Namun menurut Deputi Bappilu DPP Partai Demokrat Kamhar Lakumani, penerbitan Perppu tersebut terbaca sebagai akal-akalan. Kian menegaskan pemerintah hanya menjadi pelayan kepentingan oligarki.

“Kritik mendasar yang disampaikan masyarakat pada proses pembentukan maupun substansi UU Cipta Kerja sebelumnya kembali terabaikan, mulai dari pelibatan dan partisipasi publik pada proses pembentukannya hingga beberapa substansi yang terkandung didalamnya sebagai diskursus publik. Itu sama sekali tidak ada dan kembali tak terjadi. Pemerintah secara sepihak langsung menerbitkan Perppu,” papar Kamhar kepada VOI, Senin (2/1).

Substansi yang menjadi sorotan antara lain pemangkasan kewenangan pemerintah daerah di berbagai sektor.

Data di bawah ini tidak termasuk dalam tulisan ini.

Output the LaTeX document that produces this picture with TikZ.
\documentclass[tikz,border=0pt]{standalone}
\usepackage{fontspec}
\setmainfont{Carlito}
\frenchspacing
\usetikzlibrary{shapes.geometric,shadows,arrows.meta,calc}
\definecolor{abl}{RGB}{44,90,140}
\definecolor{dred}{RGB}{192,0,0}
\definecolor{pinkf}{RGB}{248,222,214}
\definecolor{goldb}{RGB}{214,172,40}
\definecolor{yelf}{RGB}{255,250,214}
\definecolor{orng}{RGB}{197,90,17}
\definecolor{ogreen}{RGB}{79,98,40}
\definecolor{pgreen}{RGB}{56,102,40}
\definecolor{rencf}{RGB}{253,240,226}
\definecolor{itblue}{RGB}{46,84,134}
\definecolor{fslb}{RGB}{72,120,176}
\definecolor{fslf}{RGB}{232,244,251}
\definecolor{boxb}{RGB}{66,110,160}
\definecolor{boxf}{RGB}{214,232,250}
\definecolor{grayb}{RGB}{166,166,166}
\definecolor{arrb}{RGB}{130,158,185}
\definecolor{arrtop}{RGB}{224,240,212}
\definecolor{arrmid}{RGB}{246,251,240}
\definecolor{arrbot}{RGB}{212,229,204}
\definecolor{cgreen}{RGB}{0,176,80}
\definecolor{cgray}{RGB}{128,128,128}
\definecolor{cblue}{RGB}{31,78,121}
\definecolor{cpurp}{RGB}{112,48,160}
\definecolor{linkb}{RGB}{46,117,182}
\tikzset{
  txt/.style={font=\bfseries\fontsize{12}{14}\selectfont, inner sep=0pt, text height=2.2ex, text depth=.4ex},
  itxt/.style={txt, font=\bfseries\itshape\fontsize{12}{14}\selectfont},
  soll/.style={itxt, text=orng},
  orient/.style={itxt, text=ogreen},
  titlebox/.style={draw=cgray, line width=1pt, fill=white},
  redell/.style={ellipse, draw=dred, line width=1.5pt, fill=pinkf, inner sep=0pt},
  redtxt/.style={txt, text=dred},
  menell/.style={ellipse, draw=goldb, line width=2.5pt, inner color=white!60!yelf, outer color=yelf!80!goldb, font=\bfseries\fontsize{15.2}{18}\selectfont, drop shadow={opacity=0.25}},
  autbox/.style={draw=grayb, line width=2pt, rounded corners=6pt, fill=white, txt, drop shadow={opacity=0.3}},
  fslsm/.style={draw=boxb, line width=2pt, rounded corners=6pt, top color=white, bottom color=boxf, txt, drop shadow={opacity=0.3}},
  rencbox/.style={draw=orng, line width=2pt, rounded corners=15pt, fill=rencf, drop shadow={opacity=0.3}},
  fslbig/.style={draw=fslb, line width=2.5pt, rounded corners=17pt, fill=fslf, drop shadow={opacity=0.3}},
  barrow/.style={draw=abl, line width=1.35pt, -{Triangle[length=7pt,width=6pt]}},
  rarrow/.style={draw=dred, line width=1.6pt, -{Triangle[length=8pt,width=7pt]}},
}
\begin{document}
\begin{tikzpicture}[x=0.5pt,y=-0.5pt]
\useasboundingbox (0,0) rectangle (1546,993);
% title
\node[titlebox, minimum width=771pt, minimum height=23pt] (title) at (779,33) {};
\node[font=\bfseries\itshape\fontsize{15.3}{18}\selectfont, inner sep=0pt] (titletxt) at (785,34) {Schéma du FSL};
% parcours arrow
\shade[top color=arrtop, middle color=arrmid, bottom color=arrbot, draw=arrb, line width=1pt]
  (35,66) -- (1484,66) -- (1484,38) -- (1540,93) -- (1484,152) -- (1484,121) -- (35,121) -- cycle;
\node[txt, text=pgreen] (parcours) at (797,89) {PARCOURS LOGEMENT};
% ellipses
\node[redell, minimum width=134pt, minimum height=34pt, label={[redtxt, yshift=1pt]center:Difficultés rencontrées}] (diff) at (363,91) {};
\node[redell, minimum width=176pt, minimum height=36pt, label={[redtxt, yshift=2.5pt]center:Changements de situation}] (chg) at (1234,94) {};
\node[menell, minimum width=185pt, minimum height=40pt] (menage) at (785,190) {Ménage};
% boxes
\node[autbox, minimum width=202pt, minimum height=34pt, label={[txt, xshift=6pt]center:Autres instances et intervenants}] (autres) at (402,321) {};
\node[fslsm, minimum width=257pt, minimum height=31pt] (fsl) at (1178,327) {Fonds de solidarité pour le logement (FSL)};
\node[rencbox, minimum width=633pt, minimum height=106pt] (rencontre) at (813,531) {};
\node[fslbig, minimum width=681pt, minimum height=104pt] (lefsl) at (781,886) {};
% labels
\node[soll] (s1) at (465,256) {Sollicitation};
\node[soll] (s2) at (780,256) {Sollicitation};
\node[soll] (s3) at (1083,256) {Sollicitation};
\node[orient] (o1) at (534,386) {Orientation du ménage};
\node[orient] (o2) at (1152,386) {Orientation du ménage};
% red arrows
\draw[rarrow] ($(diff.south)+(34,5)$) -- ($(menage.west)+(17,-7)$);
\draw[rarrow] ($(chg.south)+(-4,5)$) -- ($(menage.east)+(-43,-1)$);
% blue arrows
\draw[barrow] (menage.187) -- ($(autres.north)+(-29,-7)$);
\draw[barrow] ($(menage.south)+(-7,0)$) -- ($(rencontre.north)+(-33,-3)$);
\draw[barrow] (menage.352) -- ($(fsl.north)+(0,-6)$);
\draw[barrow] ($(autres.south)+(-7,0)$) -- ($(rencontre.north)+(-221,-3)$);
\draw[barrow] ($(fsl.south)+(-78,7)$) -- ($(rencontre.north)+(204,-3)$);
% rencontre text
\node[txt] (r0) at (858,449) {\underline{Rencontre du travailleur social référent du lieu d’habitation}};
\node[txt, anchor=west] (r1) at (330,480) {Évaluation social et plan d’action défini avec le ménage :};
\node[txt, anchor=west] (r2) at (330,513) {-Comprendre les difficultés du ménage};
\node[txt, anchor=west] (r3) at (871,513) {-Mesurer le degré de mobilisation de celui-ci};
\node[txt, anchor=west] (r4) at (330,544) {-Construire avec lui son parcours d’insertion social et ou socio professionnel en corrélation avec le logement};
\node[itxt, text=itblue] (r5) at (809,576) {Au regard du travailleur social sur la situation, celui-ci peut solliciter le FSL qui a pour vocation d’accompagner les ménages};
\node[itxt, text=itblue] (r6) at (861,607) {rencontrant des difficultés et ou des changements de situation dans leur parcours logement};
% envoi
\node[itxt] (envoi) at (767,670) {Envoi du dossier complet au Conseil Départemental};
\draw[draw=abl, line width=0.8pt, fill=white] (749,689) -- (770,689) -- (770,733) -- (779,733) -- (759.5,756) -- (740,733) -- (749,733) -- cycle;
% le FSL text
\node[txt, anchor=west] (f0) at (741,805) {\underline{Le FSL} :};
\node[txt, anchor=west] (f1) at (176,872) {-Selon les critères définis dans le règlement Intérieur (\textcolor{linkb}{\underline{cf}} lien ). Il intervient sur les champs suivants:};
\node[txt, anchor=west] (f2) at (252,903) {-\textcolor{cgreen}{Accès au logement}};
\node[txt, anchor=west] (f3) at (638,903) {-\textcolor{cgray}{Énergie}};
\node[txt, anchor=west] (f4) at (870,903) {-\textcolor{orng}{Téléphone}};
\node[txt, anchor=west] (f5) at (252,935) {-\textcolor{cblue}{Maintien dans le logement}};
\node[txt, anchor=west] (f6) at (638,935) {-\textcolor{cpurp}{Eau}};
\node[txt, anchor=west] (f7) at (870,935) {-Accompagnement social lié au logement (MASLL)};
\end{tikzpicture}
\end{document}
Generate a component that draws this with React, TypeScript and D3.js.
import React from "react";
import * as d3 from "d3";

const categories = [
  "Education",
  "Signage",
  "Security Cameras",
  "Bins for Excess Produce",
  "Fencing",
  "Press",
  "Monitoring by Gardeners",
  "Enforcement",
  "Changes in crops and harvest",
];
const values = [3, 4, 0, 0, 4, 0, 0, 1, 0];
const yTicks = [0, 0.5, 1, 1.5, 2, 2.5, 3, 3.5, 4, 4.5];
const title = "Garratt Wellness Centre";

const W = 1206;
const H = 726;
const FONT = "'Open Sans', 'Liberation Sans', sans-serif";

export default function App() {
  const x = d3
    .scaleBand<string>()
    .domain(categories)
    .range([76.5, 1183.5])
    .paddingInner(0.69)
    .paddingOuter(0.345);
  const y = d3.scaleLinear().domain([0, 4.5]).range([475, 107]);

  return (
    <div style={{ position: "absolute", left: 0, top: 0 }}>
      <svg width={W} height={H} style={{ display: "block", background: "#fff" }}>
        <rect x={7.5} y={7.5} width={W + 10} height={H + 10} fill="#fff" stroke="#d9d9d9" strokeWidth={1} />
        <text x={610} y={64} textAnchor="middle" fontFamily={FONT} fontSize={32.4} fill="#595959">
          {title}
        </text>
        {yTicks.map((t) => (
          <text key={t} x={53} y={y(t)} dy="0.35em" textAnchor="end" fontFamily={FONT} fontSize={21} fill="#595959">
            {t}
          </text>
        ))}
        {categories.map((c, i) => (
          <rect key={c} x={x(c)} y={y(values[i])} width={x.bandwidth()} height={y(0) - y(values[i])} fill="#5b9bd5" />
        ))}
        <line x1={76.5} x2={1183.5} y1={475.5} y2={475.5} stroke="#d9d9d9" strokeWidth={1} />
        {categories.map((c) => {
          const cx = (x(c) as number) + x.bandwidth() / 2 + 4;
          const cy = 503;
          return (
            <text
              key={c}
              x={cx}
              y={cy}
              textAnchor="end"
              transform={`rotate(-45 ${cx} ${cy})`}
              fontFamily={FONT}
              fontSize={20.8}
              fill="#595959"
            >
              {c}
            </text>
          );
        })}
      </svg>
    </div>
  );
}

Otonomi daerah yang menjadi salah satu amanah reformasi dilanggar dan kewenangan ditarik kembali ke pusat.

“Ini mencederai amanah reformasi. Atas nama investasi dan pembangunan ekonomi menghalalkan segala cara, ini menjadi ciri pemerintahan otoriter. Sekali lagi kami ingatkan Pak Jokowi jangan menjadi Malin Kundang reformasi,” imbuh Kamhar.

Presiden Jokowi menilai pro dan kontra dalam setiap keputusan yang diambil pemerintah merupakan hal yang wajar.

“Tapi semua bisa kita jelaskan," ucap Presiden Jokowi di wilayah Tanah Abang, Jakarta, Senin (2/1).